# Given instruction
Repeat what the lines below say, word for word, and skip every image.

# Dataset content
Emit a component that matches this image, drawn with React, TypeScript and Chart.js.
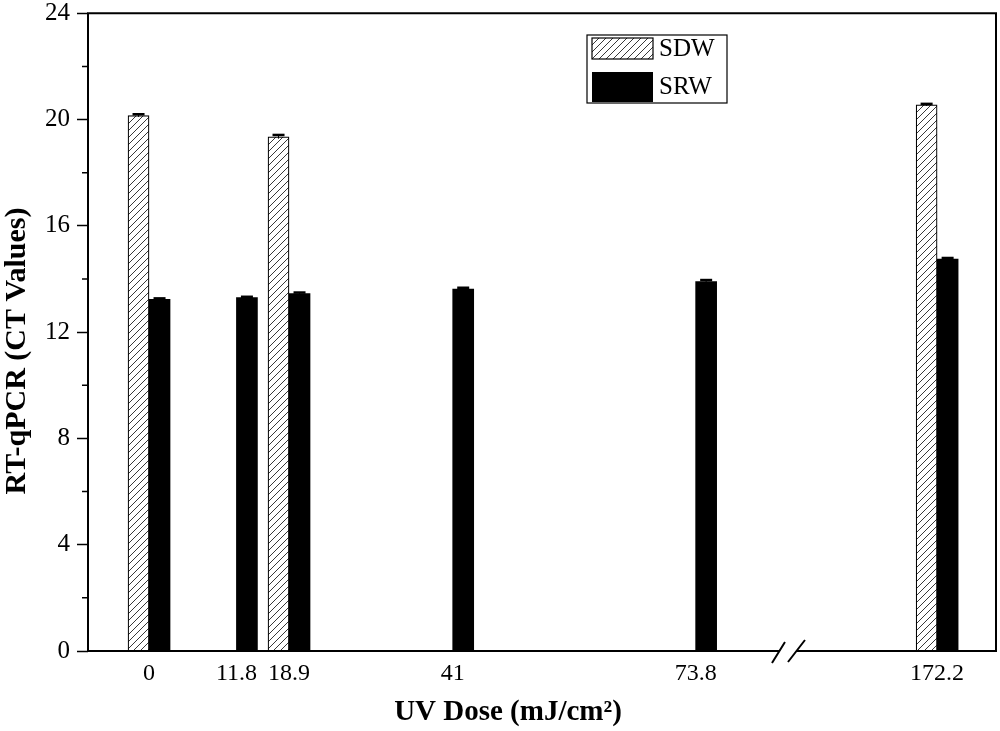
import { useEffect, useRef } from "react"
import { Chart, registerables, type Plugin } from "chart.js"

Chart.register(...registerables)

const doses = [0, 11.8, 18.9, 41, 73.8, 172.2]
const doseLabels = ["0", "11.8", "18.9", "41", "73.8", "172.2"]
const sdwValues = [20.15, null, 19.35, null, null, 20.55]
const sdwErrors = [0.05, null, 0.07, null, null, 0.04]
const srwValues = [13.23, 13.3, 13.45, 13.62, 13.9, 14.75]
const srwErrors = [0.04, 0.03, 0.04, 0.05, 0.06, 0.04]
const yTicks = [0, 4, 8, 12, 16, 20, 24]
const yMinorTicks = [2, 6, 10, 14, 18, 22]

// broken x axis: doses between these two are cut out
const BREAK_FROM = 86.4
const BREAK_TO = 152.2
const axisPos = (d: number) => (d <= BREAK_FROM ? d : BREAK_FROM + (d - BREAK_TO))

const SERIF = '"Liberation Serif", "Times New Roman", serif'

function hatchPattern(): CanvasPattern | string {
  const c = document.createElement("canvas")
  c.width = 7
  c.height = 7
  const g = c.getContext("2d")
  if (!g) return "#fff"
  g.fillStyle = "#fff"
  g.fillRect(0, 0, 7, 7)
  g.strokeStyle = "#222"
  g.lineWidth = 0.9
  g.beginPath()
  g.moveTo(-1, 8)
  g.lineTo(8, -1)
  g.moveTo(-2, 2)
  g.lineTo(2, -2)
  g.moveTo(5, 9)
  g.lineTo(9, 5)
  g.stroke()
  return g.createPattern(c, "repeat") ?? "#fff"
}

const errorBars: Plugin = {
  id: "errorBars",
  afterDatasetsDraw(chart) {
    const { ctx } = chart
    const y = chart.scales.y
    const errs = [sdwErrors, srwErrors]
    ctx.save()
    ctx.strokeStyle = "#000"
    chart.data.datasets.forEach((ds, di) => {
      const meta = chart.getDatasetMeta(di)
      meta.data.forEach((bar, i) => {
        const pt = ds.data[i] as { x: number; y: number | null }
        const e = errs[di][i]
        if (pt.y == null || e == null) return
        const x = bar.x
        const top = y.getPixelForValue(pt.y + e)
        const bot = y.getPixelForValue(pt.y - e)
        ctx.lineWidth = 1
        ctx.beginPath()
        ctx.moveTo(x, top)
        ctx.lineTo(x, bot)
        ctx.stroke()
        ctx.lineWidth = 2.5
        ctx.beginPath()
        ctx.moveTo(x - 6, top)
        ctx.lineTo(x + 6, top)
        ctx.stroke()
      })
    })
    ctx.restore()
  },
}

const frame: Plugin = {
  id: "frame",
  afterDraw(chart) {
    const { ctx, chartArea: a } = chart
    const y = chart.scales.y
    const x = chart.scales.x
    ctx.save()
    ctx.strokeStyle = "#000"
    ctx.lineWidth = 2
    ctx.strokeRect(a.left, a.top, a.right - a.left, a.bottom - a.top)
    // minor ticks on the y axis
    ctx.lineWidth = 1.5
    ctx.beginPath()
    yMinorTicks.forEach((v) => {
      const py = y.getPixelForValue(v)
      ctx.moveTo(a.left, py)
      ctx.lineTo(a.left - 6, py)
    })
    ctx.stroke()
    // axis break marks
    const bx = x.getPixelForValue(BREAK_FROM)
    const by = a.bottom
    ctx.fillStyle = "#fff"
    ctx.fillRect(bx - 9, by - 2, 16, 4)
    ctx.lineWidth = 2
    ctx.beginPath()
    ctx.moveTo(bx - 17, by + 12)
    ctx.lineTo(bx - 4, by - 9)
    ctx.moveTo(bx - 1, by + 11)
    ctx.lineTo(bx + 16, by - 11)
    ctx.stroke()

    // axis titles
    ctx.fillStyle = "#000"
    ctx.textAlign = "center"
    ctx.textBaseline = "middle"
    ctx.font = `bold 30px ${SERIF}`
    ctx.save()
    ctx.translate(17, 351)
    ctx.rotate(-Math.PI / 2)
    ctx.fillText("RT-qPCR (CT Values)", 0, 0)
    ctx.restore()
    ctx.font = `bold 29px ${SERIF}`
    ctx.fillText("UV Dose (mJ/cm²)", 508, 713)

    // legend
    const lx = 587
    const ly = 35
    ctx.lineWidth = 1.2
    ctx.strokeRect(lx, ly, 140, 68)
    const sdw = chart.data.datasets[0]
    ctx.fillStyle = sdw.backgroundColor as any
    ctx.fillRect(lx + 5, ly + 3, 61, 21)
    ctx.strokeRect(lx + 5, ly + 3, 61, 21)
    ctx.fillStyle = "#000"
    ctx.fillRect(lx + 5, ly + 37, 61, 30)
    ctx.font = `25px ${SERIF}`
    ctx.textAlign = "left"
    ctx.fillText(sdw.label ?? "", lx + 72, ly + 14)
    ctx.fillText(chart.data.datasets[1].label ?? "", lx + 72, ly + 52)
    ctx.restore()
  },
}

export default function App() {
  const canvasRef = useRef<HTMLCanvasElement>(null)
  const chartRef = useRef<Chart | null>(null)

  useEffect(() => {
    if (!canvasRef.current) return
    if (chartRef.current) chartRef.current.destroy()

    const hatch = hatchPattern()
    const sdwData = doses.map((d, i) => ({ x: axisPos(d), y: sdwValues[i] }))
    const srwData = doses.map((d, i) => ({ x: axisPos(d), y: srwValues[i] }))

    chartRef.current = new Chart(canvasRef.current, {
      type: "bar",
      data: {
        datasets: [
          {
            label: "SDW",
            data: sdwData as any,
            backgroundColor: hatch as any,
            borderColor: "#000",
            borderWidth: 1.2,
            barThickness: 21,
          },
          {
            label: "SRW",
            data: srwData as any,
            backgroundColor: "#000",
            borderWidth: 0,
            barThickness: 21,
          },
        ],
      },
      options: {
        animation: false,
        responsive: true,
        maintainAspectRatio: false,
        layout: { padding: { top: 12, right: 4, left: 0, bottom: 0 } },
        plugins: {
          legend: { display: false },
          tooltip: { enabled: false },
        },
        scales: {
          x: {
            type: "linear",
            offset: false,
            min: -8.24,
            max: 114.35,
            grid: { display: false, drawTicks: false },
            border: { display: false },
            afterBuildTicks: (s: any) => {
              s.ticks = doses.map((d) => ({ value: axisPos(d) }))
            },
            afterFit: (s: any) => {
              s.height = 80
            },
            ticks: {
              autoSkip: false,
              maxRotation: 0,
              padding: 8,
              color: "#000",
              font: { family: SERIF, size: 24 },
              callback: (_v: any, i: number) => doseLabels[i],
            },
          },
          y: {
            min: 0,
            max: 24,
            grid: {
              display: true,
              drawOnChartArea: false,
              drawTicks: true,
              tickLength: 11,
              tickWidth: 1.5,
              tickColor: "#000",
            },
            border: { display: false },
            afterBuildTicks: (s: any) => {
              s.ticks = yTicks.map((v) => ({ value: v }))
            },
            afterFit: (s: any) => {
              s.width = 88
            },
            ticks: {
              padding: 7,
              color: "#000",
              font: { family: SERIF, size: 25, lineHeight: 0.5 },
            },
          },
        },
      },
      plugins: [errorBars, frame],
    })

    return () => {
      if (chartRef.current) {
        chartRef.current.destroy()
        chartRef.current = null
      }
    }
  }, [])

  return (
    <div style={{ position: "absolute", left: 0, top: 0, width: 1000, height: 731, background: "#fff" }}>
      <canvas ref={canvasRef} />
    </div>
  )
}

# Worked solution
Emit a component that matches this image, drawn with React, TypeScript and Chart.js.
import { useEffect, useRef } from "react"
import { Chart, registerables, type Plugin } from "chart.js"

Chart.register(...registerables)

const doses = [0, 11.8, 18.9, 41, 73.8, 172.2]
const doseLabels = ["0", "11.8", "18.9", "41", "73.8", "172.2"]
const sdwValues = [20.15, null, 19.35, null, null, 20.55]
const sdwErrors = [0.05, null, 0.07, null, null, 0.04]
const srwValues = [13.23, 13.3, 13.45, 13.62, 13.9, 14.75]
const srwErrors = [0.04, 0.03, 0.04, 0.05, 0.06, 0.04]
const yTicks = [0, 4, 8, 12, 16, 20, 24]
const yMinorTicks = [2, 6, 10, 14, 18, 22]

// broken x axis: doses between these two are cut out
const BREAK_FROM = 86.4
const BREAK_TO = 152.2
const axisPos = (d: number) => (d <= BREAK_FROM ? d : BREAK_FROM + (d - BREAK_TO))

const SERIF = '"Liberation Serif", "Times New Roman", serif'

function hatchPattern(): CanvasPattern | string {
  const c = document.createElement("canvas")
  c.width = 7
  c.height = 7
  const g = c.getContext("2d")
  if (!g) return "#fff"
  g.fillStyle = "#fff"
  g.fillRect(0, 0, 7, 7)
  g.strokeStyle = "#222"
  g.lineWidth = 0.9
  g.beginPath()
  g.moveTo(-1, 8)
  g.lineTo(8, -1)
  g.moveTo(-2, 2)
  g.lineTo(2, -2)
  g.moveTo(5, 9)
  g.lineTo(9, 5)
  g.stroke()
  return g.createPattern(c, "repeat") ?? "#fff"
}

const errorBars: Plugin = {
  id: "errorBars",
  afterDatasetsDraw(chart) {
    const { ctx } = chart
    const y = chart.scales.y
    const errs = [sdwErrors, srwErrors]
    ctx.save()
    ctx.strokeStyle = "#000"
    chart.data.datasets.forEach((ds, di) => {
      const meta = chart.getDatasetMeta(di)
      meta.data.forEach((bar, i) => {
        const pt = ds.data[i] as { x: number; y: number | null }
        const e = errs[di][i]
        if (pt.y == null || e == null) return
        const x = bar.x
        const top = y.getPixelForValue(pt.y + e)
        const bot = y.getPixelForValue(pt.y - e)
        ctx.lineWidth = 1
        ctx.beginPath()
        ctx.moveTo(x, top)
        ctx.lineTo(x, bot)
        ctx.stroke()
        ctx.lineWidth = 2.5
        ctx.beginPath()
        ctx.moveTo(x - 6, top)
        ctx.lineTo(x + 6, top)
        ctx.stroke()
      })
    })
    ctx.restore()
  },
}

const frame: Plugin = {
  id: "frame",
  afterDraw(chart) {
    const { ctx, chartArea: a } = chart
    const y = chart.scales.y
    const x = chart.scales.x
    ctx.save()
    ctx.strokeStyle = "#000"
    ctx.lineWidth = 2
    ctx.strokeRect(a.left, a.top, a.right - a.left, a.bottom - a.top)
    // minor ticks on the y axis
    ctx.lineWidth = 1.5
    ctx.beginPath()
    yMinorTicks.forEach((v) => {
      const py = y.getPixelForValue(v)
      ctx.moveTo(a.left, py)
      ctx.lineTo(a.left - 6, py)
    })
    ctx.stroke()
    // axis break marks
    const bx = x.getPixelForValue(BREAK_FROM)
    const by = a.bottom
    ctx.fillStyle = "#fff"
    ctx.fillRect(bx - 9, by - 2, 16, 4)
    ctx.lineWidth = 2
    ctx.beginPath()
    ctx.moveTo(bx - 17, by + 12)
    ctx.lineTo(bx - 4, by - 9)
    ctx.moveTo(bx - 1, by + 11)
    ctx.lineTo(bx + 16, by - 11)
    ctx.stroke()

    // axis titles
    ctx.fillStyle = "#000"
    ctx.textAlign = "center"
    ctx.textBaseline = "middle"
    ctx.font = `bold 30px ${SERIF}`
    ctx.save()
    ctx.translate(17, 351)
    ctx.rotate(-Math.PI / 2)
    ctx.fillText("RT-qPCR (CT Values)", 0, 0)
    ctx.restore()
    ctx.font = `bold 29px ${SERIF}`
    ctx.fillText("UV Dose (mJ/cm²)", 508, 713)

    // legend
    const lx = 587
    const ly = 35
    ctx.lineWidth = 1.2
    ctx.strokeRect(lx, ly, 140, 68)
    const sdw = chart.data.datasets[0]
    ctx.fillStyle = sdw.backgroundColor as any
    ctx.fillRect(lx + 5, ly + 3, 61, 21)
    ctx.strokeRect(lx + 5, ly + 3, 61, 21)
    ctx.fillStyle = "#000"
    ctx.fillRect(lx + 5, ly + 37, 61, 30)
    ctx.font = `25px ${SERIF}`
    ctx.textAlign = "left"
    ctx.fillText(sdw.label ?? "", lx + 72, ly + 14)
    ctx.fillText(chart.data.datasets[1].label ?? "", lx + 72, ly + 52)
    ctx.restore()
  },
}

export default function App() {
  const canvasRef = useRef<HTMLCanvasElement>(null)
  const chartRef = useRef<Chart | null>(null)

  useEffect(() => {
    if (!canvasRef.current) return
    if (chartRef.current) chartRef.current.destroy()

    const hatch = hatchPattern()
    const sdwData = doses.map((d, i) => ({ x: axisPos(d), y: sdwValues[i] }))
    const srwData = doses.map((d, i) => ({ x: axisPos(d), y: srwValues[i] }))

    chartRef.current = new Chart(canvasRef.current, {
      type: "bar",
      data: {
        datasets: [
          {
            label: "SDW",
            data: sdwData as any,
            backgroundColor: hatch as any,
            borderColor: "#000",
            borderWidth: 1.2,
            barThickness: 21,
          },
          {
            label: "SRW",
            data: srwData as any,
            backgroundColor: "#000",
            borderWidth: 0,
            barThickness: 21,
          },
        ],
      },
      options: {
        animation: false,
        responsive: true,
        maintainAspectRatio: false,
        layout: { padding: { top: 12, right: 4, left: 0, bottom: 0 } },
        plugins: {
          legend: { display: false },
          tooltip: { enabled: false },
        },
        scales: {
          x: {
            type: "linear",
            offset: false,
            min: -8.24,
            max: 114.35,
            grid: { display: false, drawTicks: false },
            border: { display: false },
            afterBuildTicks: (s: any) => {
              s.ticks = doses.map((d) => ({ value: axisPos(d) }))
            },
            afterFit: (s: any) => {
              s.height = 80
            },
            ticks: {
              autoSkip: false,
              maxRotation: 0,
              padding: 8,
              color: "#000",
              font: { family: SERIF, size: 24 },
              callback: (_v: any, i: number) => doseLabels[i],
            },
          },
          y: {
            min: 0,
            max: 24,
            grid: {
              display: true,
              drawOnChartArea: false,
              drawTicks: true,
              tickLength: 11,
              tickWidth: 1.5,
              tickColor: "#000",
            },
            border: { display: false },
            afterBuildTicks: (s: any) => {
              s.ticks = yTicks.map((v) => ({ value: v }))
            },
            afterFit: (s: any) => {
              s.width = 88
            },
            ticks: {
              padding: 7,
              color: "#000",
              font: { family: SERIF, size: 25, lineHeight: 0.5 },
            },
          },
        },
      },
      plugins: [errorBars, frame],
    })

    return () => {
      if (chartRef.current) {
        chartRef.current.destroy()
        chartRef.current = null
      }
    }
  }, [])

  return (
    <div style={{ position: "absolute", left: 0, top: 0, width: 1000, height: 731, background: "#fff" }}>
      <canvas ref={canvasRef} />
    </div>
  )
}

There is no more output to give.